== Set problem ==
Each line from the line with "Convert this chart to Plotly code." to the line with "shapes = []", inclusive, is to be repeated exactly; no other line and no picture belongs in the copy.

== Material supplied ==
--- start ---

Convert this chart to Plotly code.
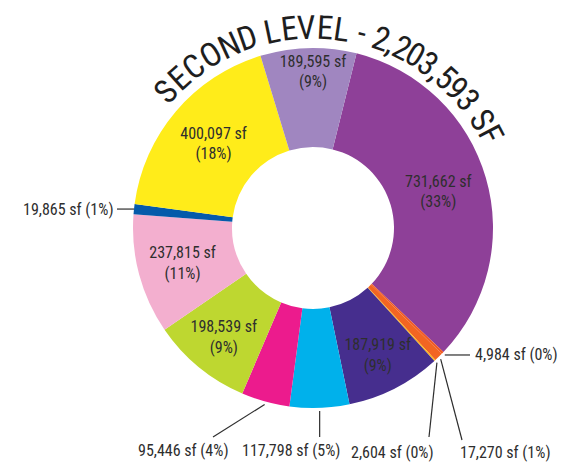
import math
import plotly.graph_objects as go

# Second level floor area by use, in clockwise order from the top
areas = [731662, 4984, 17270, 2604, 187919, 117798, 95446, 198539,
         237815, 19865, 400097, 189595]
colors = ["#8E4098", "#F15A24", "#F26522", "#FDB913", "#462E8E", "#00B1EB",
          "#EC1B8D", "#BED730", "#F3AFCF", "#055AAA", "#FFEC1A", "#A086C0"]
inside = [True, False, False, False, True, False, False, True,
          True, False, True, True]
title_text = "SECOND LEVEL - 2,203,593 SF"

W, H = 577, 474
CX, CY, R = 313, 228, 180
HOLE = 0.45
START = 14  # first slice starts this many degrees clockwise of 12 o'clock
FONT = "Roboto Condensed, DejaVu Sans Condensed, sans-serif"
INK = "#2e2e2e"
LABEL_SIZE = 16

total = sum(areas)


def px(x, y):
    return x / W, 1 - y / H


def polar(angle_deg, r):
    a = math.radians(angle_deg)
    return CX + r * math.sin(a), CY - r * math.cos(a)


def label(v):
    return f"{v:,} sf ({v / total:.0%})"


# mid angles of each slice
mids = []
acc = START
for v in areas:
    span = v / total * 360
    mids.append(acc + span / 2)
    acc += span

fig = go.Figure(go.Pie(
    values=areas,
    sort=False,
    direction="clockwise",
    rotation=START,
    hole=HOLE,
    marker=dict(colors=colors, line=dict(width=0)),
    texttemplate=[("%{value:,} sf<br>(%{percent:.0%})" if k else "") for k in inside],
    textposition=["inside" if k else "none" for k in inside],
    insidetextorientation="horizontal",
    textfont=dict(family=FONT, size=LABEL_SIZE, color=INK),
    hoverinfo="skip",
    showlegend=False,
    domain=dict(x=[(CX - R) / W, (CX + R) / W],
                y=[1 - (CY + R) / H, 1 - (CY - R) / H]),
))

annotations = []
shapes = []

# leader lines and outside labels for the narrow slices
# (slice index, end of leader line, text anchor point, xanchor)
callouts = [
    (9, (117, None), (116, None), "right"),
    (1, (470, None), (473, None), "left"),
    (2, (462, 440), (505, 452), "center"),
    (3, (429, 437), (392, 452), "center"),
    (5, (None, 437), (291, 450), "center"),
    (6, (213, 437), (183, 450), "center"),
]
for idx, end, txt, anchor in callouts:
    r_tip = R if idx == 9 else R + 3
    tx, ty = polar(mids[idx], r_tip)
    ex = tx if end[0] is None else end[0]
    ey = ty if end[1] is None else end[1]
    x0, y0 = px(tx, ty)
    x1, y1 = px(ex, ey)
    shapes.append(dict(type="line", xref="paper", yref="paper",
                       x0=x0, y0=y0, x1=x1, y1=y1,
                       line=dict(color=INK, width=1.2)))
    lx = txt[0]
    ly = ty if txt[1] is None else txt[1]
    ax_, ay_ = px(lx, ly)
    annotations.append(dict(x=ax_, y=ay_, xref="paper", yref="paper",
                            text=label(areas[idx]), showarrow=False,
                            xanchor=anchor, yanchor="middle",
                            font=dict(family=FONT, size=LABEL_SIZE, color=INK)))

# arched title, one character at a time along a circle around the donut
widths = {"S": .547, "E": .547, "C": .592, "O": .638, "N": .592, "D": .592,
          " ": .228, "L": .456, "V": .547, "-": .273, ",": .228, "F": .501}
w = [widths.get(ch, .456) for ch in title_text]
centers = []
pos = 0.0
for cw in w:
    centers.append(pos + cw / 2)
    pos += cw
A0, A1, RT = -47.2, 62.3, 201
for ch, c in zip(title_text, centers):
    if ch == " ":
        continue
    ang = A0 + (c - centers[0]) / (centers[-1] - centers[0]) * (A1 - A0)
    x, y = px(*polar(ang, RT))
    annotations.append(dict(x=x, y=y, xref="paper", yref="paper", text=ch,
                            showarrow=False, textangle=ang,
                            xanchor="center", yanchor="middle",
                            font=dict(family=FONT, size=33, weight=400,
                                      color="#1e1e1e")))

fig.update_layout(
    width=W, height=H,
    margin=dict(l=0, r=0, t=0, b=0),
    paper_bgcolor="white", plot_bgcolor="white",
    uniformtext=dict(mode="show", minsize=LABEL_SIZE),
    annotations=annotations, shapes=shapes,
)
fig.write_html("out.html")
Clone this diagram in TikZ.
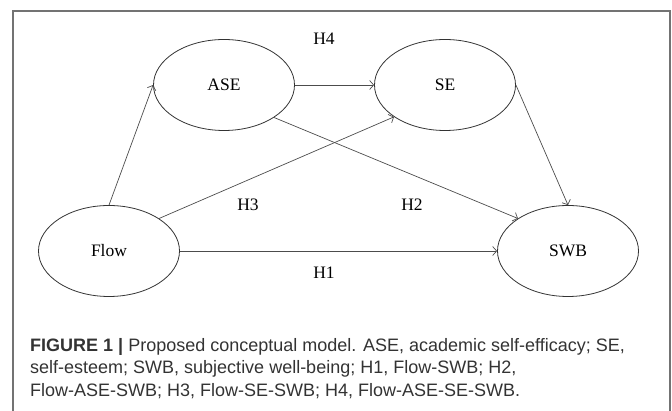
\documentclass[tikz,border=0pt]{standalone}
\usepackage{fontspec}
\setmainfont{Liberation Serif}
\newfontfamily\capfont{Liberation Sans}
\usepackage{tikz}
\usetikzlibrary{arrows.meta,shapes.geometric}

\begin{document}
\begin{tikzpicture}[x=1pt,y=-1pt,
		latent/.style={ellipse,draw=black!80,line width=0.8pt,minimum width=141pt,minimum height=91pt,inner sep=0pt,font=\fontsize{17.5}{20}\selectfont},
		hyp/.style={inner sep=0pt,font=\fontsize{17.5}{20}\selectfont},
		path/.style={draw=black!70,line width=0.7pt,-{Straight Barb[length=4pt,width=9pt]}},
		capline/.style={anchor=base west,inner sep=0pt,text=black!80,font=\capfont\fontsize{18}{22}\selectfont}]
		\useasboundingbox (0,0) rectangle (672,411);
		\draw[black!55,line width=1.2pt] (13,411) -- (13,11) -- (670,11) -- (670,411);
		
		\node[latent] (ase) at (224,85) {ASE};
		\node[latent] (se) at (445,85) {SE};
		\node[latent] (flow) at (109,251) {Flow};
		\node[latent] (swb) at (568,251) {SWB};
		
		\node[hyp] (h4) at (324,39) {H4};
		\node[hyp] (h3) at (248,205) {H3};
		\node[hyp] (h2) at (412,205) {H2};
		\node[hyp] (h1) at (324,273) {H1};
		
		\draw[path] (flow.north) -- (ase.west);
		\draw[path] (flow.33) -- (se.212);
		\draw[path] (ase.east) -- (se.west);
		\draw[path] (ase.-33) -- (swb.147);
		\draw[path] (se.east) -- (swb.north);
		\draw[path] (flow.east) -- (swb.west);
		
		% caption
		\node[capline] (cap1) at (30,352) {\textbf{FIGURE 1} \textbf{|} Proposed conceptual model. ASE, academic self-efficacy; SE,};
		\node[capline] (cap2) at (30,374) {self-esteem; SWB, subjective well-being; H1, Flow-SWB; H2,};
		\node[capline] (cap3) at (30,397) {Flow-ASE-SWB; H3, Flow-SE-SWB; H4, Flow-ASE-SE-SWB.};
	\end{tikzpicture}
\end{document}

--- end ---
--- start ---

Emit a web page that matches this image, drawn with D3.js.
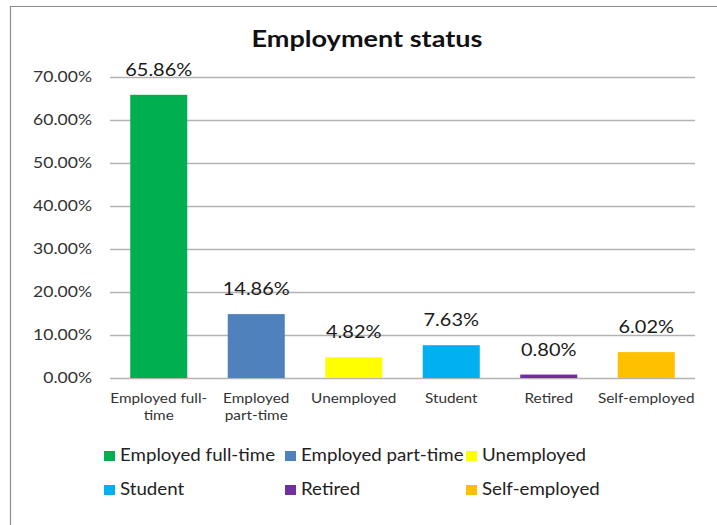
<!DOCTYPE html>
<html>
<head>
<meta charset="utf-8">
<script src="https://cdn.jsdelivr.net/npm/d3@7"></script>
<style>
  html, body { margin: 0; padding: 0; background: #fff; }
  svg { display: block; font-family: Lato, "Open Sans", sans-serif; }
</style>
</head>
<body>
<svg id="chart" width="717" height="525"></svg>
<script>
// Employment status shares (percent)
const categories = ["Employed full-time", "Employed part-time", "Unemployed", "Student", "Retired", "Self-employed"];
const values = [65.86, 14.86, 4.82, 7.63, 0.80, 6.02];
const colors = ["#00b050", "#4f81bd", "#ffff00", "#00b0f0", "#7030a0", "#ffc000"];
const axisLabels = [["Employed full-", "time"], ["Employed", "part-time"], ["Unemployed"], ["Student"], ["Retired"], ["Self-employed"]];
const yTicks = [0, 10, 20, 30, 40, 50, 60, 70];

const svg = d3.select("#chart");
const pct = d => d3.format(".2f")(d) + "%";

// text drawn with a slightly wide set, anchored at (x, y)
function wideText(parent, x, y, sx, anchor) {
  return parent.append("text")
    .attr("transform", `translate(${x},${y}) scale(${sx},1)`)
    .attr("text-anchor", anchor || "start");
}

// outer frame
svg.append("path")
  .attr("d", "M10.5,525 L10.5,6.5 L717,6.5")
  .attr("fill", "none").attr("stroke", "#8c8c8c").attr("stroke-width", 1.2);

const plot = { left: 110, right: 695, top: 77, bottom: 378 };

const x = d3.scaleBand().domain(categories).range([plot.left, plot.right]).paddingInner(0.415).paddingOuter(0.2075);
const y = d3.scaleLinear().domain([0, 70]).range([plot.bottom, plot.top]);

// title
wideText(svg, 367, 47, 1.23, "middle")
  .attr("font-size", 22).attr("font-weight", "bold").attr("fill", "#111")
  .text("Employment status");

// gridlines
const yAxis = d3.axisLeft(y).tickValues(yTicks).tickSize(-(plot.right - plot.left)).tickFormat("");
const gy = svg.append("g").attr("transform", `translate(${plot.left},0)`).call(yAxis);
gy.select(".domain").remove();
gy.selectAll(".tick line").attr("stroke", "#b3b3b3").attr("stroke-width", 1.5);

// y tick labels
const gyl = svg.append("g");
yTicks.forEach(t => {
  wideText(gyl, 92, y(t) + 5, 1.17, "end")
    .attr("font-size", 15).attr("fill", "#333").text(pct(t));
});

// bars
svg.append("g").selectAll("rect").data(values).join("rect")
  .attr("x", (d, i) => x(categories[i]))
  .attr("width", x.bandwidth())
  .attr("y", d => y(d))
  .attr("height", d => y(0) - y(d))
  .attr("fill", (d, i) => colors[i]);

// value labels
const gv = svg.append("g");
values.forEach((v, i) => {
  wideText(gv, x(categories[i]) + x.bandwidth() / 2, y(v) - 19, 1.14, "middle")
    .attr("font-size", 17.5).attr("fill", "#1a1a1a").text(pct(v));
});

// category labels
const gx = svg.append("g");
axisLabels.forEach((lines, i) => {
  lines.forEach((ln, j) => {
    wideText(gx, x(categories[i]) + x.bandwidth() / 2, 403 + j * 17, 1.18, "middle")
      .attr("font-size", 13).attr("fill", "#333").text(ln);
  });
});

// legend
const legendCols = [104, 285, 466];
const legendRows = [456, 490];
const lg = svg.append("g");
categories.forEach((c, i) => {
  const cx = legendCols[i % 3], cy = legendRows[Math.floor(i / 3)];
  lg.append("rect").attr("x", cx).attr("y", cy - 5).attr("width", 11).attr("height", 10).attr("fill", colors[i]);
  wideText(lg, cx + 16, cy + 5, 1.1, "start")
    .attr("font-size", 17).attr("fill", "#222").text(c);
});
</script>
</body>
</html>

--- end ---

== The result ==
Convert this chart to Plotly code.
import math
import plotly.graph_objects as go

# Second level floor area by use, in clockwise order from the top
areas = [731662, 4984, 17270, 2604, 187919, 117798, 95446, 198539,
         237815, 19865, 400097, 189595]
colors = ["#8E4098", "#F15A24", "#F26522", "#FDB913", "#462E8E", "#00B1EB",
          "#EC1B8D", "#BED730", "#F3AFCF", "#055AAA", "#FFEC1A", "#A086C0"]
inside = [True, False, False, False, True, False, False, True,
          True, False, True, True]
title_text = "SECOND LEVEL - 2,203,593 SF"

W, H = 577, 474
CX, CY, R = 313, 228, 180
HOLE = 0.45
START = 14  # first slice starts this many degrees clockwise of 12 o'clock
FONT = "Roboto Condensed, DejaVu Sans Condensed, sans-serif"
INK = "#2e2e2e"
LABEL_SIZE = 16

total = sum(areas)


def px(x, y):
    return x / W, 1 - y / H


def polar(angle_deg, r):
    a = math.radians(angle_deg)
    return CX + r * math.sin(a), CY - r * math.cos(a)


def label(v):
    return f"{v:,} sf ({v / total:.0%})"


# mid angles of each slice
mids = []
acc = START
for v in areas:
    span = v / total * 360
    mids.append(acc + span / 2)
    acc += span

fig = go.Figure(go.Pie(
    values=areas,
    sort=False,
    direction="clockwise",
    rotation=START,
    hole=HOLE,
    marker=dict(colors=colors, line=dict(width=0)),
    texttemplate=[("%{value:,} sf<br>(%{percent:.0%})" if k else "") for k in inside],
    textposition=["inside" if k else "none" for k in inside],
    insidetextorientation="horizontal",
    textfont=dict(family=FONT, size=LABEL_SIZE, color=INK),
    hoverinfo="skip",
    showlegend=False,
    domain=dict(x=[(CX - R) / W, (CX + R) / W],
                y=[1 - (CY + R) / H, 1 - (CY - R) / H]),
))

annotations = []
shapes = []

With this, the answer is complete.